Notably, this summer Montgomery has made a key effort to get his team out to face new talent and different challenges.
“(We did) a lot of camps,” he said. “We went to camps and we hosted our own. We did everything we could to make sure we were facing elite competition this summer.”
One of the camps they attended was Florida State’s annual summer high school basketball showcase, where they played some of the best prep schools that Florida had to offer. Montgomery says he wants to challenge his players like they have never been challenged before. He knows that the target is on their backs now as reigning champions, and he doesn’t want his team to hold on to last year’s success. He says staying hungry is the key.
The Golden Eagles are returning two key contributors from last year’s championship squad, senior AJ Barnes and junior David Thomas. Barnes, a 6-foot-6, 185-pounder is listed by 247sports.com as a small forward. But his ball skills allow him to play pretty much anywhere on the floor.

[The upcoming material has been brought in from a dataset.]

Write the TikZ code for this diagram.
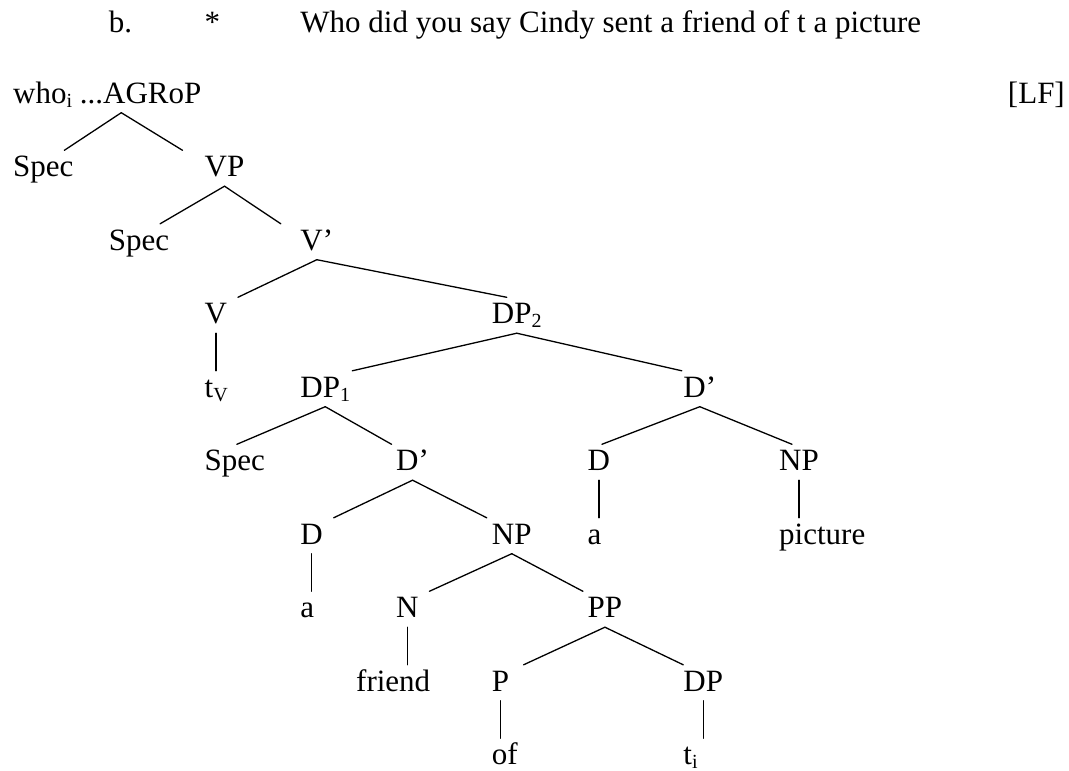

As for Thomas, he’s the 6-foot-2, 185-pound point guard tasked with running Montgomery’s often fast-paced offense to perfection. Montgomery knows how good Barnes and Thomas are and credits them heavily on last year’s success. That doesn’t mean he isn’t looking for more out of his dynamic duo in the upcoming encore season.

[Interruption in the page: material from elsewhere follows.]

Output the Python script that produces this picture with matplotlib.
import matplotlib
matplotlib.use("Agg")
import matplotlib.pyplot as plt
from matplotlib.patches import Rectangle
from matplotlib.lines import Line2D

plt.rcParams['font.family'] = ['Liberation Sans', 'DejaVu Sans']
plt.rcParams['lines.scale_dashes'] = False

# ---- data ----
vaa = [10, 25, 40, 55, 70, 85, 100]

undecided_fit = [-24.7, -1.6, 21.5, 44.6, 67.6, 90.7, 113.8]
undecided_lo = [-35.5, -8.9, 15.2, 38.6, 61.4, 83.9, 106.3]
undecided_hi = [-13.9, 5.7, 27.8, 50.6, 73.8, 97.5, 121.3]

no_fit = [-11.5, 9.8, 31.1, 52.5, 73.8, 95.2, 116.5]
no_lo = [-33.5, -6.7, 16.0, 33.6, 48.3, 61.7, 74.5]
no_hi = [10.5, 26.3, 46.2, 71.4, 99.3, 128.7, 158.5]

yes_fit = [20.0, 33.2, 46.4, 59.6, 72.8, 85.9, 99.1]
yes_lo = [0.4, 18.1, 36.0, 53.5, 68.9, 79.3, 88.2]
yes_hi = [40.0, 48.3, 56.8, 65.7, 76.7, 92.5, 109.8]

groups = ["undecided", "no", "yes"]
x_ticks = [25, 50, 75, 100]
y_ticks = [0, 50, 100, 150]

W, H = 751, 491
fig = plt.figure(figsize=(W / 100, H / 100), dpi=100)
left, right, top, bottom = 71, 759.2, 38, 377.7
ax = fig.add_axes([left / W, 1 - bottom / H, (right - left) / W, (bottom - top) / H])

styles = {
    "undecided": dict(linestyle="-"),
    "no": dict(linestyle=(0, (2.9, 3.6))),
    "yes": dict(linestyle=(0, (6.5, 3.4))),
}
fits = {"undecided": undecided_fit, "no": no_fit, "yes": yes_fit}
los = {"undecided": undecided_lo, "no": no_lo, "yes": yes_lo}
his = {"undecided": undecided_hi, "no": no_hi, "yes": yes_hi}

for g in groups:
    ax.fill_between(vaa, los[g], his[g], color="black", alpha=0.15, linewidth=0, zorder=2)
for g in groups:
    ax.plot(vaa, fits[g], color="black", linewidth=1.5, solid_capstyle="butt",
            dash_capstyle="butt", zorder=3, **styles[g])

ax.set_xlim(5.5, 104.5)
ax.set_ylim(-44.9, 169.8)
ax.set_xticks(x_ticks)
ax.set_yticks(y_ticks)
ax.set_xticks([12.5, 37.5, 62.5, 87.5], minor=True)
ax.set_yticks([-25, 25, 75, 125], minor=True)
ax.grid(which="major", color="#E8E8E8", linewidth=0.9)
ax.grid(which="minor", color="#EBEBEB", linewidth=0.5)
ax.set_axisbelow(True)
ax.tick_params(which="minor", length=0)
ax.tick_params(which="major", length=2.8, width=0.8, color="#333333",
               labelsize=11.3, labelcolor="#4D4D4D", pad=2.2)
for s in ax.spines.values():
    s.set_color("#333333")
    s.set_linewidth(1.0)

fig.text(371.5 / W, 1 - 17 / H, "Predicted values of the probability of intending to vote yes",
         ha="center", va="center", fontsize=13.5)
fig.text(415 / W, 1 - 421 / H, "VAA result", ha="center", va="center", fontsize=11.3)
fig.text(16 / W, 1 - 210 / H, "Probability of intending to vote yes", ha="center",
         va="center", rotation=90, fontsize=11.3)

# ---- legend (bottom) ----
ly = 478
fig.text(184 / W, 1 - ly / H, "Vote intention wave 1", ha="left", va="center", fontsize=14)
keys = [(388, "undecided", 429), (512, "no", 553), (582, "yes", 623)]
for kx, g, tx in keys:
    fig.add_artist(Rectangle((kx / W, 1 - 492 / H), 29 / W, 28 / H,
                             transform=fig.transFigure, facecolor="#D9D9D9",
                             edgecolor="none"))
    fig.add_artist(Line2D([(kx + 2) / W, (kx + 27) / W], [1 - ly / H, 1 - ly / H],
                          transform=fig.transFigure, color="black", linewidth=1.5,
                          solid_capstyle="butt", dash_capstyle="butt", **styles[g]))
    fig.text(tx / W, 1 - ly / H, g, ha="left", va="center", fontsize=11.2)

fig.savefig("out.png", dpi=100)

“AJ and Dave were great for us last year, and they will be great for us this year,” Montgomery said. “They have shown me what they can do on the court, but I need to see more. I need them to step up this year and be leaders. They lead on the court but I need them to be vocal. We have a lot of underclassmen that will need guidance, and those are the two they should look up to.”
The continued emergence of Barnes and Thomas will be key, given the departure of guards Jayden Jackson and Jaylen Hand. Montgomery credits much of his team’s success to that senior tandem.
“We have some big shoes to fill with Jackson and Hand being gone,” he said. “They did such a great job not only on the court but as vocal leaders too.”
Montgomery said he’s also looking for Jordan Fordyce and Fabian Desilva to help fill the void left by Jackson and Hand.
As for expectations, Montgomery is not bashful nor does he shy away from the lofty ones. That much was evident even early last year. When we asked him last year, 10 games into the season, what his expectations for that team was, his answer: “I expect nothing less than a state title from this group”.
When asked that question again, even before the new season begins, his belief that anything short of another Class AAAAA state crown would be a major disappointment should be a shock to no one.
“Some people may call me cocky or say I do too much, but at the end of the day I am really humble,” he said. “I say this because I know what it took to get here. It took losing. A lot of years of losing. Getting put out in the second round is losing. Anything short of winning a championship is losing. And it takes losing to win. You have to know what it’s like to lose to fuel you and push you even harder to know what it is like to win.”